Close seconds/thirds whatever:
Horse Feathers
Ghost In The Shell
Soylent Green
The Sea Hawk
Captain Blood

Im a big fan of old movies, anything from the 1920's to the 40's. Id also like to watch more Anime than i do, i just dont have access to it on TV, or the money to buy/rent it. 

So far as genres go;
1. Comedy. Nothing can be said as claerly as in a *GOOD, WELL WRITTEN* comedy.
2. Action. Im a brutal sort, i enjoy watching the violence
3. Drama. Most old movies are dramas, and i do enjoy them. Modern drama not so much
4. Anime. Whatever, i cound it as a genre 
5. Sci-Fi. Im a big fan of _some_ sci fi, but it has to be done damn well.


----------



## ReSiDeNt JoKeR (Apr 20, 2009)

1. The Matrix
2. Blade Runner: Final Cut
3. Alien
4. The Dark Knight
5. The Godfather (1 & 2 Joint)

1. Sci Fi
2. Thriller
3. Comic Book/Superhero
4. Gangster
5. Horror


----------



## Scar Symmetry (Apr 20, 2009)

1. King Kong
2. Gladiator
3. Vanilla Sky
4. Pulp Fiction
5. Die Hard

1. Animated
2. Sci Fi
3. Horror
4. Action
5. Martial Arts


----------



## Deaths Madrigal (Apr 30, 2009)

1. Lord of the Rings trilogy
2. Any and All Zombie Movies
3. Anchorman
4. Conan The Barbarian
5. The Labyrinth

1. Sci Fi / Fantasy
2. Horror
3. Comedy
4. Action
5. Thriller


----------



## synrgy (Apr 30, 2009)

I have to preface any 'top/favorite' list by saying that this list could be totally different if you asked me again in 10 minutes, as I don't do 'favorites' so much as just really enjoy lots of things.

Anyway, here's a movie list -- numbered but not really in any particular order of appreciation.

1. Team America: World Police (people grossly underestimate the brilliance of this movie.)
2. Kill Bill (1 + 2)
3. I Heart Huckabees
4. Hero
5. I feel kinda immasculated for this but -- the Harry Potter series. Can't wait for the new one!!

As for genres, it's kind of tough because a lot of my favorite movies are clearly genre x, but most the rest of genre x kind of sucks balls. Anyway, these are numbered but not in order, blah blah blah..

1. 'Epic' martial arts/old samurai movies (grouping these together)
2. SciFi
3. Comedy
4. 'Summer Blockbusters' (sorry, I can't help myself!! *munches popcorn*) and/or action/adventure
5. trilogies (I know that's a cop out, but it nicely covers several of my all time favorites that didn't make the top 5 on this list..)


----------



## vampiregenocide (Apr 30, 2009)

Movies (in no order):
Breakfast Club
Donnie Darko
Dog Soldiers
Dawn of the Dead (both versions)
Transformers or The Dark Knight (can't decide)

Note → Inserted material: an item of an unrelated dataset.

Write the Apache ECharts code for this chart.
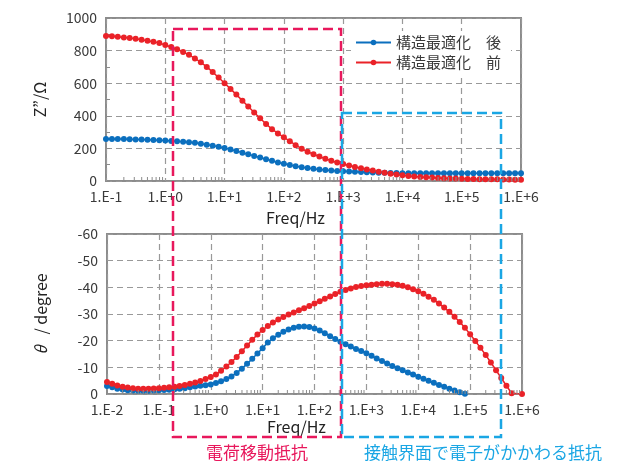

But I also like Philadelphia and Army of Darkness 

Genres (no order):
Zombies
General Horror
Comedy
Superhero (this count as sci-fi?)
Action/Thriller


----------



## ShadyDavey (May 1, 2009)

Genre's in no particular order:

1) Westerns
2) Sci Fi
3) Fantasy
4) Martial Arts
5) Comedy

Top 5 movies at the moment:

1) The Wrestler
2) Open Range
3) Iron Monkey
4) Lord of the Rings trilogy
5) Bladerunner


----------



## Scar Symmetry (May 1, 2009)

synrgy said:


> 1. Team America: World Police
> 2. Kill Bill (1 + 2)
> 3. I Heart Huckabees
> 4. Hero
> 5. I feel kinda immasculated for this but -- the Harry Potter series. Can't wait for the new one!!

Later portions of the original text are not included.